To expand your knowledge about what is NATO, here is a little bit of its history and how it started.

  • Founding

    The founding members of NATO signed the North Atlantic Treaty on the fourth of April in 1949. Its primary purpose then was to defend its member nations against troops in countries that are pro-communists. The United States wants to maintain its presence in Europe so it sought to prevent the resurgence of aggressive nationalism. They tried to foster political union. So NATO also made the EU or the European Union possible.

  • Cold War

    NATO’s mission expanded to prevent escalations to nuclear war during the Cold War. When West Germany joined NATO, communist countries formed the alliance of the Warsaw Pact. The Pact alliance includes the USSR, Bulgaria, Hungary, Romania, Poland, Czechoslovakia and East Germany. So NATO adopted the Massive Retaliation policy in response to the pact. They promised to use nuclear weapons if the pact attacked NATO members and allies. This deterrence policy allowed Europe to focus on their economic development. There was no need to build large armies.

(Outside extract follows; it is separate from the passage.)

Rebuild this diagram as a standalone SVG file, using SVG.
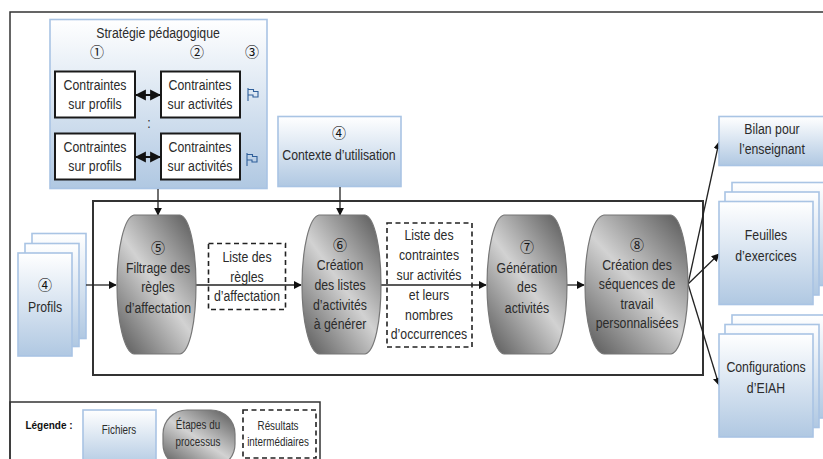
<svg xmlns="http://www.w3.org/2000/svg" width="823" height="459" viewBox="0 0 823 459">
<style>
text{font-family:"Liberation Sans",Arial,sans-serif;font-size:15px;fill:#2b2b2b;text-anchor:middle;transform-box:fill-box;transform-origin:center;transform:scaleX(.82)}
.n{font-family:"Noto Sans CJK JP","DejaVu Sans",sans-serif;font-size:14px;fill:#111;transform:none}
.l{font-size:12px}
.lt{font-size:10px;font-weight:bold;fill:#111;transform:none}
.file{fill:url(#fg);stroke:#a9c4e4;stroke-width:1.6}
.step{fill:url(#sg);stroke:#777;stroke-width:1.2}
.res{fill:none;stroke:#222;stroke-width:1.6;stroke-dasharray:5 3.500}
.box{fill:#fff;stroke:#1a1a1a;stroke-width:2}
.frame{fill:none;stroke:#333;stroke-width:1.500}
.c{fill:none;stroke:#222;stroke-width:1.300}
.h{fill:none;stroke:#111;stroke-width:2}
.flag{fill:none;stroke:#2f5f9a;stroke-width:1.100}
</style>
<defs>
<linearGradient id="fg" x1="0" y1="0" x2="0" y2="1"><stop offset="0" stop-color="#fff"/><stop offset="1" stop-color="#b0c8e2"/></linearGradient>
<linearGradient id="sg" x1=".9" y1="0" x2=".1" y2="1"><stop offset="0" stop-color="#5f5f5f"/><stop offset=".5" stop-color="#d2d2d2"/><stop offset="1" stop-color="#5f5f5f"/></linearGradient>
<marker id="a" viewBox="0 0 10 10" refX="9" refY="5" markerWidth="8" markerHeight="8" markerUnits="userSpaceOnUse" orient="auto"><path d="M0 0L10 5L0 10Z" fill="#111"/></marker>
<marker id="b" viewBox="0 0 10 10" refX="9" refY="5" markerWidth="11" markerHeight="12" markerUnits="userSpaceOnUse" orient="auto-start-reverse"><path d="M0 0L10 5L0 10Z" fill="#111"/></marker>
<path id="fl" d="M0 0V13M0 1.500H5.500V3.500H10V9H5V7H0"/>
</defs>
<rect class="frame" x="10" y="12" width="830" height="470"/>
<g id="strategie">
<rect class="file" x="50" y="19.500" width="217" height="169"/>
<text x="158" y="38">Stratégie pédagogique</text>
<text class="n" x="97" y="57">①</text><text class="n" x="197" y="57">②</text><text class="n" x="252" y="57">③</text>
<rect class="box" x="55" y="71.500" width="80" height="46"/>
<text x="95" y="90">Contraintes</text><text x="95" y="109">sur profils</text>
<rect class="box" x="161" y="71.500" width="79" height="46"/>
<text x="200" y="90">Contraintes</text><text x="200" y="109">sur activités</text>
<rect class="box" x="55" y="133.500" width="80" height="46"/>
<text x="95" y="152">Contraintes</text><text x="95" y="171">sur profils</text>
<rect class="box" x="161" y="133.500" width="79" height="46"/>
<text x="200" y="152">Contraintes</text><text x="200" y="171">sur activités</text>
<text x="149" y="128">:</text>
<use href="#fl" class="flag" x="248" y="88"/><use href="#fl" class="flag" x="247" y="153"/>
</g>
<g id="contexte">
<rect class="file" x="278" y="116.500" width="123" height="70"/>
<text class="n" x="339" y="138">④</text><text x="339" y="160">Contexte d’utilisation</text>
</g>
<rect id="processus" class="frame" x="93" y="201" width="610" height="174" style="stroke-width:2"/>
<g id="profils">
<rect class="file" x="32" y="233.500" width="54" height="105"/>
<rect class="file" x="25" y="243.500" width="54" height="103"/>
<rect class="file" x="18" y="253" width="54" height="103"/>
<text class="n" x="45" y="290">④</text><text x="45" y="312">Profils</text>
</g>
<g id="connecteurs">
<path class="h" d="M136 95H160" marker-start="url(#b)" marker-end="url(#b)"/>
<path class="h" d="M136 157H160" marker-start="url(#b)" marker-end="url(#b)"/>
<path class="c" d="M158 189V215" marker-end="url(#a)"/>
<path class="c" d="M340 187V215" marker-end="url(#a)"/>
<path class="c" d="M86 285H116" marker-end="url(#a)"/>
<path class="c" d="M196 285H301" marker-end="url(#a)"/>
<path class="c" d="M380 285H486" marker-end="url(#a)"/>
<path class="c" d="M567 285H584" marker-end="url(#a)"/>
<path class="c" d="M688 284L719 142" marker-end="url(#a)"/>
<path class="c" d="M688 284L719 254" marker-end="url(#a)"/>
<path class="c" d="M688 284L719 385" marker-end="url(#a)"/>
</g>
<g id="etape5">
<path class="step" d="M134 215H180C190 217 196 250 196 285S190 352 180 354H134C124 352 117 320 117 285S124 217 134 215Z"/>
<text class="n" x="158" y="253">⑤</text><text x="158" y="273">Filtrage des</text><text x="158" y="292">règles</text><text x="158" y="313">d’affectation</text>
</g>
<g id="liste1">
<rect class="res" x="208.500" y="243.500" width="77" height="66"/>
<text x="247" y="262">Liste des</text><text x="247" y="282">règles</text><text x="247" y="301">d’affectation</text>
</g>
<g id="etape6">
<path class="step" d="M319 215H365C375 217 381 250 381 285S375 352 365 354H319C309 352 302 320 302 285S309 217 319 215Z"/>
<text class="n" x="340" y="250">⑥</text><text x="340" y="270">Création</text><text x="340" y="290">des listes</text><text x="340" y="310">d’activités</text><text x="340" y="329">à générer</text>
</g>
<g id="liste2">
<rect class="res" x="387" y="223" width="85" height="124"/>
<text x="429" y="240">Liste des</text><text x="429" y="260">contraintes</text><text x="429" y="280">sur activités</text><text x="429" y="300">et leurs</text><text x="429" y="320">nombres</text><text x="429" y="339">d’occurrences</text>
</g>
<g id="etape7">
<path class="step" d="M504 215H550C560 217 567 250 567 285S560 352 550 354H504C494 352 487 320 487 285S494 217 504 215Z"/>
<text class="n" x="527" y="252">⑦</text><text x="527" y="273">Génération</text><text x="527" y="292">des</text><text x="527" y="313">activités</text>
</g>
<g id="etape8">
<path class="step" d="M604 215H671C681 217 688 250 688 285S681 352 671 354H604C592 352 585 320 585 285S592 217 604 215Z"/>
<text class="n" x="637" y="250">⑧</text><text x="637" y="270">Création des</text><text x="637" y="289">séquences de</text><text x="637" y="309">travail</text><text x="637" y="328">personnalisées</text>
</g>
<g id="bilan">
<rect class="file" x="719" y="116.500" width="110" height="49"/>
<text x="772" y="134">Bilan pour</text><text x="772" y="154">l’enseignant</text>
</g>
<g id="feuilles">
<rect class="file" x="732" y="182.500" width="110" height="103"/>
<rect class="file" x="725" y="192" width="94" height="103"/>
<rect class="file" x="719" y="201.500" width="94" height="103"/>
<text x="766" y="240">Feuilles</text><text x="766" y="261">d’exercices</text>
</g>
<g id="configurations">
<rect class="file" x="732" y="315" width="110" height="103"/>
<rect class="file" x="725" y="324.500" width="94" height="103"/>
<rect class="file" x="719" y="334" width="94" height="103"/>
<text x="766" y="372">Configurations</text><text x="766" y="393">d’EIAH</text>
</g>
<g id="legende">
<rect class="frame" x="10" y="402" width="310" height="70"/>
<text class="lt" x="49" y="429">Légende :</text>
<rect class="file" x="83" y="410" width="73" height="58"/>
<text class="l" x="119" y="434">Fichiers</text>
<rect class="step" x="163" y="410" width="72" height="58" rx="24"/>
<text class="l" x="198" y="429">Étapes du</text><text class="l" x="198" y="446">processus</text>
<rect class="res" x="243" y="410" width="73" height="48"/>
<text class="l" x="278" y="430">Résultats</text><text class="l" x="278" y="446">intermédiaires</text>
</g>
</svg>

    But the Soviet Union continued to build a military presence. When the Cold War ended, it spent three times of what the United States was spending and had only one-third of the economic power. The fall of the Berlin Wall in 1989 was due to economic and ideological reasons.

    The USSR dissolved in the 1980s and NATO’s relationship with Russia was a thaw. So in 1997, the NATO-Russia Founding Act was signed to build bilateral cooperation. They also formed the NATO-Russia Council in 2002 to be partners on shared security issues. It’s good to look back at these events to understand more on what is NATO.

NATO Funding

Every member country of NATO contributes to the cost of running the alliance. The biggest contributions come from the allies taking part in missions that are led by NATO and its operations. One country might provide fighter jets and another can provide ships or troops. The allies also pay directly to NATO to cover the costs of staff and NATO buildings.

These are all the necessary elements in understanding what is NATO.